If Arabic music had a home key, it would be Rast. It is the maqam most students meet first, the one theorists reach for when they explain the system, and — not coincidentally — the one that sounds the most grounded. The word itself means “straight” or “upright” in Persian, and that is exactly how it sits: level, open, unhurried.

The note that isn’t on your piano

The heart of Rast is its third degree. On a piano it would fall somewhere between E and E-flat — a neutral third, roughly a quarter-tone lower than the major third we’re trained to expect in Western music. That single note is the whole personality of the maqam. Play it too high and you drift toward a plain major scale; too low and you tip into something mournful. The magic is in the middle.

Starting on C, the scale of Rast runs:

Degree Note Feel
1 C (rast) home
2 D rising
3 E half-flat the colour
4 F rest
5 G (nawa) second home
6 A lift
7 B half-flat leading, but softly
8 C arrival

Two jins, one journey

A maqam isn’t really a scale — it’s a path built from smaller units called ajnas (singular jins). Rast is a jins Rast on the bottom (C–D–E½♭–F) handing off to a jins Rast or jins Nahawand on top (G–A–B½♭–C).

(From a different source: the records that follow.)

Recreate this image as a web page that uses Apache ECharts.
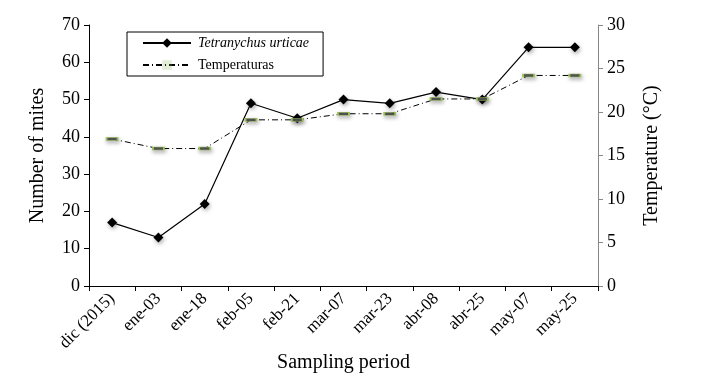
<!DOCTYPE html>
<html><head><meta charset="utf-8">
<script src="https://cdn.jsdelivr.net/npm/echarts@6/dist/echarts.min.js"></script>
<style>html,body{margin:0;padding:0;background:#fff}#c{width:707px;height:386px}</style>
</head><body><div id="c"></div>
<script>
const categories = ['dic (2015)','ene-03','ene-18','feb-05','feb-21','mar-07','mar-23','abr-08','abr-25','may-07','may-25'];
const mites = [17, 13, 22, 49, 45, 50, 49, 52, 50, 64, 64];
const temperature = [16.9, 15.8, 15.8, 19.1, 19.1, 19.8, 19.8, 21.5, 21.5, 24.2, 24.2];
const leftTicks = {min: 0, max: 70, interval: 10};
const rightTicks = {min: 0, max: 30, interval: 5};

const F = 'Liberation Serif, Times New Roman, serif';
const chart = echarts.init(document.getElementById('c'));
chart.setOption({
  animation: false,
  backgroundColor: '#fff',
  grid: {left: 89, right: 109, top: 25, bottom: 100},
  legend: {
    orient: 'vertical', left: 127, top: 32,
    borderColor: '#000', borderWidth: 1, padding: [4, 14, 4, 15],
    itemWidth: 48, itemHeight: 12, itemGap: 8,
    textStyle: {fontFamily: F, fontSize: 14, color: '#000', padding: [0, 0, 0, 2]},
    data: [
      {name: 'Tetranychus urticae', textStyle: {fontStyle: 'italic'}, itemStyle: {shadowBlur: 0, shadowOffsetX: 0, shadowOffsetY: 0}},
      {name: 'Temperaturas', itemStyle: {borderWidth: 0, color: '#8fb55a', opacity: 0.25, shadowBlur: 0, shadowOffsetX: 0, shadowOffsetY: 0}}
    ]
  },
  xAxis: {
    type: 'category', data: categories, boundaryGap: true,
    name: 'Sampling period', nameLocation: 'middle', nameGap: 67, nameMoveOverlap: false,
    nameTextStyle: {fontFamily: F, fontSize: 20, color: '#000'},
    axisLine: {lineStyle: {color: '#000', width: 1}},
    axisTick: {show: true, length: 5, alignWithLabel: false, lineStyle: {color: '#000'}},
    axisLabel: {rotate: 45, fontFamily: F, fontSize: 17, color: '#000', margin: 10, interval: 0}
  },
  yAxis: [{
    type: 'value', min: leftTicks.min, max: leftTicks.max, interval: leftTicks.interval,
    name: 'Number of mites', nameLocation: 'middle', nameGap: 41, nameRotate: 90,
    nameTextStyle: {fontFamily: F, fontSize: 20, color: '#000'},
    axisLine: {show: true, lineStyle: {color: '#000'}},
    axisTick: {show: true, length: 5, lineStyle: {color: '#000'}},
    splitLine: {show: false},
    axisLabel: {fontFamily: F, fontSize: 18, color: '#000', margin: 9}
  }, {
    type: 'value', min: rightTicks.min, max: rightTicks.max, interval: rightTicks.interval,
    position: 'right',
    name: 'Temperature (°C)', nameLocation: 'middle', nameGap: 44, nameRotate: 90,
    nameTextStyle: {fontFamily: F, fontSize: 20, color: '#000'},
    axisLine: {show: true, lineStyle: {color: '#888'}},
    axisTick: {show: true, length: 5, lineStyle: {color: '#888'}},
    splitLine: {show: false},
    axisLabel: {fontFamily: F, fontSize: 18, color: '#000', margin: 9}
  }],
  series: [{
    name: 'Tetranychus urticae', type: 'line', yAxisIndex: 0, data: mites,
    symbol: 'diamond', symbolSize: 10,
    lineStyle: {color: '#000', width: 1.2},
    itemStyle: {color: '#000', shadowBlur: 4, shadowColor: 'rgba(0,0,0,0.35)', shadowOffsetX: 1, shadowOffsetY: 2}
  }, {
    name: 'Temperaturas', type: 'line', yAxisIndex: 1, data: temperature,
    symbol: 'rect', symbolSize: [11, 3],
    lineStyle: {color: '#000', width: 1, type: [6, 3, 1, 3]},
    itemStyle: {color: '#555', borderColor: '#9bc25a', borderWidth: 1, shadowBlur: 4, shadowColor: 'rgba(0,0,0,0.35)', shadowOffsetX: 1, shadowOffsetY: 2}
  }]
});
</script></body></html>
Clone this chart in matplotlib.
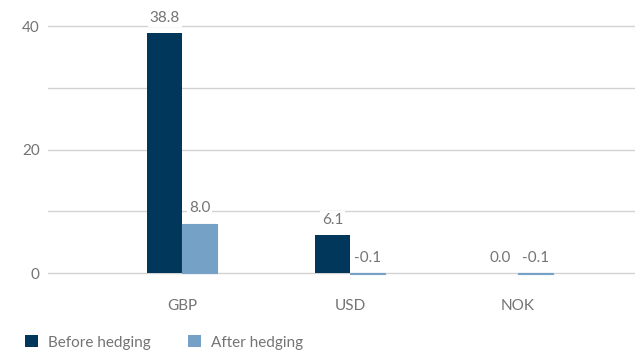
"""Currency exposure before and after hedging."""

import matplotlib

matplotlib.use("Agg")

import matplotlib.pyplot as plt
from matplotlib.patches import Patch
import numpy as np

CATEGORIES = ["GBP", "USD", "NOK"]
BEFORE = [38.8, 6.1, 0.0]
AFTER = [8.0, -0.1, -0.1]
SERIES = ["Before hedging", "After hedging"]

DARK = "#00375a"
LIGHT = "#76a1c6"
TEXT = "#747474"
GRID = "#d2d2d2"

plt.rcParams["font.family"] = ["Lato", "DejaVu Sans"]

fig = plt.figure(figsize=(6.35, 3.51), dpi=100, facecolor="white")
ax = fig.add_axes([48 / 635, 0.187, 587 / 635, 0.774])

x = np.arange(len(CATEGORIES))
width = 0.209
bars_before = ax.bar(x - width / 2, BEFORE, width, color=DARK, zorder=3)
# thin edge so the tiny negative bars still show as a blue line on the zero line
bars_after = ax.bar(x + width / 2, AFTER, width, color=LIGHT,
                    edgecolor=LIGHT, linewidth=0.8, zorder=3)

for bars, values in ((bars_before, BEFORE), (bars_after, AFTER)):
    for bar, val in zip(bars, values):
        top = max(val, 0)
        ax.annotate(
            f"{val:.1f}", (bar.get_x() + bar.get_width() / 2, top),
            xytext=(0, 6), textcoords="offset points",
            ha="center", va="bottom", fontsize=11, color=TEXT,
            bbox=dict(boxstyle="square,pad=0.12", facecolor="white", edgecolor="none"),
            zorder=4,
        )

ax.set_xlim(-0.8, 2.7)
ax.set_ylim(-2, 42)
ax.set_yticks([0, 10, 20, 30, 40])
ax.set_yticklabels(["0", "", "20", "", "40"])
ax.set_xticks(x)
ax.set_xticklabels(CATEGORIES)
ax.yaxis.grid(True, color=GRID, linewidth=1.0, zorder=0)
ax.set_axisbelow(True)
ax.tick_params(axis="both", length=0, labelsize=11, labelcolor=TEXT)
ax.tick_params(axis="y", pad=6)
ax.tick_params(axis="x", pad=10)
for spine in ax.spines.values():
    spine.set_visible(False)

handles = [Patch(facecolor=DARK), Patch(facecolor=LIGHT)]
fig.legend(
    handles, SERIES, loc="lower left", bbox_to_anchor=(0.017, -0.035),
    ncol=2, frameon=False, fontsize=11, labelcolor=TEXT,
    handlelength=0.85, handleheight=0.85, handletextpad=0.7, columnspacing=2.4,
)

fig.savefig("out.png", dpi=100, facecolor="white")
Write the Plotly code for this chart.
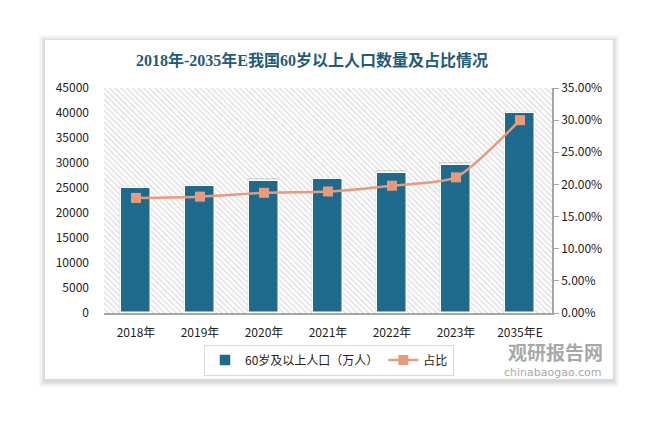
import plotly.graph_objects as go

categories = ["2018年", "2019年", "2020年", "2021年", "2022年", "2023年", "2035年E"]
population = [24949, 25388, 26402, 26736, 28004, 29697, 40000]
share = [0.179, 0.181, 0.187, 0.189, 0.198, 0.211, 0.300]

W, H = 653, 425
L, R, T, B = 104, 552, 88, 313
PW, PH = R - L, B - T

def px(x):
    return (x - L) / PW

def py(y):
    return (B - y) / PH

BAR = "#1D6A8D"
LINE = "#E89B7B"
FONT = "Noto Sans CJK SC, DejaVu Sans, sans-serif"

fig = go.Figure()

# hatched plot background
fig.add_trace(go.Bar(
    x=categories, y=[45000] * len(categories), width=1.0,
    marker=dict(color="white", line=dict(width=0),
                pattern=dict(shape="\\", fgcolor="#BBBBBB", bgcolor="white", size=4, solidity=0.35)),
    showlegend=False, hoverinfo="skip",
))
# bar shadows
fig.add_trace(go.Bar(
    x=categories, y=[v + 500 for v in population], width=0.5, offset=-0.27,
    marker=dict(color="rgba(0,0,0,0.12)", line=dict(width=0)),
    showlegend=False, hoverinfo="skip",
))
fig.add_trace(go.Bar(
    x=categories, y=population, width=0.46, name="60岁及以上人口（万人）",
    marker=dict(color=BAR, line=dict(color="white", width=1.5)),
))
fig.add_trace(go.Scatter(
    x=categories, y=share, yaxis="y2", name="占比", mode="lines+markers",
    line=dict(color=LINE, width=2.5, shape="spline", smoothing=0.6),
    marker=dict(symbol="square", size=10, color=LINE),
))

shapes = []
# card shadow
for i, a in enumerate([0.03, 0.03, 0.04, 0.05]):
    d = 6 - i * 1.5
    shapes.append(dict(type="rect", xref="paper", yref="paper", layer="below",
                       x0=px(45 - d), x1=px(613 + d), y0=py(379 + d + 2), y1=py(40 - d + 1),
                       fillcolor=f"rgba(0,0,0,{a})", line=dict(width=0)))
shapes.append(dict(type="rect", xref="paper", yref="paper", layer="below",
                   x0=px(45), x1=px(613), y0=py(379), y1=py(40),
                   fillcolor="white", line=dict(width=0)))

fig.update_layout(
    width=W, height=H,
    margin=dict(l=L, r=W - R, t=T, b=H - B),
    paper_bgcolor="white", plot_bgcolor="rgba(0,0,0,0)",
    barmode="overlay", bargap=0,
    font=dict(family=FONT, size=12, color="#333333"),
    title=dict(text="<b>2018年-2035年E我国60岁以上人口数量及占比情况</b>",
               x=312 / W, xanchor="center", xref="container", y=1 - 60 / H, yref="container", yanchor="middle",
               font=dict(family="Liberation Serif, Noto Sans CJK SC, serif", size=16, color="#1F5C7A")),
    xaxis=dict(type="category", showgrid=False, showline=True, linecolor="#A6A6A6", linewidth=1.5,
               ticks="", tickfont=dict(size=12, color="#222222"), range=[-0.5, 6.5],
               ticklabelstandoff=8),
    yaxis=dict(range=[0, 45000], dtick=5000, tickformat="d", showgrid=False, zeroline=False, showline=False,
               tickfont=dict(size=12, color="#222222"), ticklabelstandoff=14),
    yaxis2=dict(range=[0, 0.35], dtick=0.05, tickformat=".2%", overlaying="y", side="right",
                showgrid=False, zeroline=False, showline=True, linecolor="#A6A6A6", linewidth=1.5,
                ticks="outside", ticklen=5, tickcolor="#A6A6A6",
                tickfont=dict(size=12, color="#222222")),
    legend=dict(orientation="h", x=px(329), xanchor="center", y=py(360), yanchor="middle",
                bordercolor="#D9D9D9", borderwidth=1, bgcolor="white",
                font=dict(size=12, color="#222222")),
    shapes=shapes,
    annotations=[
        dict(text="<b>观研报告网</b>", xref="paper", yref="paper", x=px(555), y=py(351),
             xanchor="center", yanchor="middle",
             showarrow=False, font=dict(size=19, color="#A8A8A8", family=FONT)),
        dict(text="chinabaogao.com", xref="paper", yref="paper", x=px(553), y=py(372),
             xanchor="center", yanchor="middle",
             showarrow=False, font=dict(size=11, color="#A8A8A8", family="DejaVu Sans, sans-serif")),
    ],
)

fig.write_html("out.html")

Good taksim playing lives in that handoff: you establish the lower tetrachord, rest on the fifth, and then reveal the upper one like turning a corner onto a familiar street.

Playing it on the saxophone

The saxophone has no quarter-tone keys, so that neutral third has to come from you. Three tools:

  1. Alternate fingerings. For a half-flat E in the staff, I lip down a standard E while adding the low-C or side keys to darken and flatten it — the exact combination depends on your horn.
  2. Embouchure. Dropping the jaw and opening the throat pulls the pitch down without killing the tone. This is the muscle you build over months, not days.
  3. The ear, always. Record a great singer or a qanun playing Rast and match them by feel. The interval is a taste, not a fixed frequency — it flexes a little depending on whether you’re ascending or resolving.

Tune the note to the phrase, not the phrase to the note.

A place to start

Put on a recording of Rast — anything by the great Egyptian ensembles will do — and just hum the lower tetrachord until that third stops sounding “wrong” and starts sounding like home. Once your ear accepts it, your fingers will follow, and you’ll have unlocked the doorway to the whole system.